### [Given exercise]
Every line of the data that contains the string "with" must be copied.

### [Dataset records]
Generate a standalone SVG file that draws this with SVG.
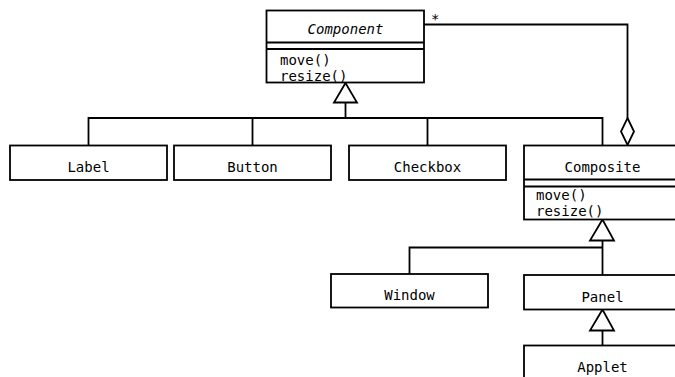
==
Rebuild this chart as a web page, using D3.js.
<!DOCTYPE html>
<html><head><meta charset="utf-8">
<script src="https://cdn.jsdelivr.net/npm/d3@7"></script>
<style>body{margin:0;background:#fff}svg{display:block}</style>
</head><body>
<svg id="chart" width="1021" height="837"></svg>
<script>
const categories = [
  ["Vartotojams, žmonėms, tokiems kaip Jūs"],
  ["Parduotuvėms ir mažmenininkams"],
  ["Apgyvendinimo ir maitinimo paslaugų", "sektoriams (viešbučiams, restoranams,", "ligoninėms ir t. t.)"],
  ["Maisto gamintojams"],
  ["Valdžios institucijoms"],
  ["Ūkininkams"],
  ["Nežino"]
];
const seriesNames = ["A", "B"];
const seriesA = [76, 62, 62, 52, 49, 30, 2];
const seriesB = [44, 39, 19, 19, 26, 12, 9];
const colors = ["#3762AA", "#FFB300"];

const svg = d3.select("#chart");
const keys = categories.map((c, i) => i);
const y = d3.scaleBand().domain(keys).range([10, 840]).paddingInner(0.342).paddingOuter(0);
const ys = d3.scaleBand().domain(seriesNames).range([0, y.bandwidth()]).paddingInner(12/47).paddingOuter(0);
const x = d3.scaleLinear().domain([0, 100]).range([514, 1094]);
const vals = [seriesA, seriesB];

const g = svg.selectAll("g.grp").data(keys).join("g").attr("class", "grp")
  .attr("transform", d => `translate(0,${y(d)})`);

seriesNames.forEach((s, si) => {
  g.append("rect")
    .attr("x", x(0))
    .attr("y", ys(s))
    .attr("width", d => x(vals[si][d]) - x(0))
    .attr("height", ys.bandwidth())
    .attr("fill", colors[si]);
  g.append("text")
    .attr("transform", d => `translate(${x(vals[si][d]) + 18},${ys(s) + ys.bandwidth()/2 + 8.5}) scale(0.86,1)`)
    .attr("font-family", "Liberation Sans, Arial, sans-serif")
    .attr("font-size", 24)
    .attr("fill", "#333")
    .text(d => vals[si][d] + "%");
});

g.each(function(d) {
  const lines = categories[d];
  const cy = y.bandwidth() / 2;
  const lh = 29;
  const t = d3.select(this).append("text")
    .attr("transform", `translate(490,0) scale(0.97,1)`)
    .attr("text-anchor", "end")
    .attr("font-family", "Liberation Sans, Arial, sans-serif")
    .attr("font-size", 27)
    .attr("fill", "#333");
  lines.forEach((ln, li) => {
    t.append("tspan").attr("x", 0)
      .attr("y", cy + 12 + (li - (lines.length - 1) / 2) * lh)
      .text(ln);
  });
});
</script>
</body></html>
...
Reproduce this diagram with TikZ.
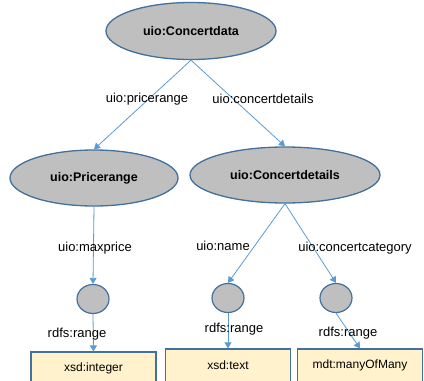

### [Exercise solution]
Generate a standalone SVG file that draws this with SVG.
Reproduce this diagram with TikZ.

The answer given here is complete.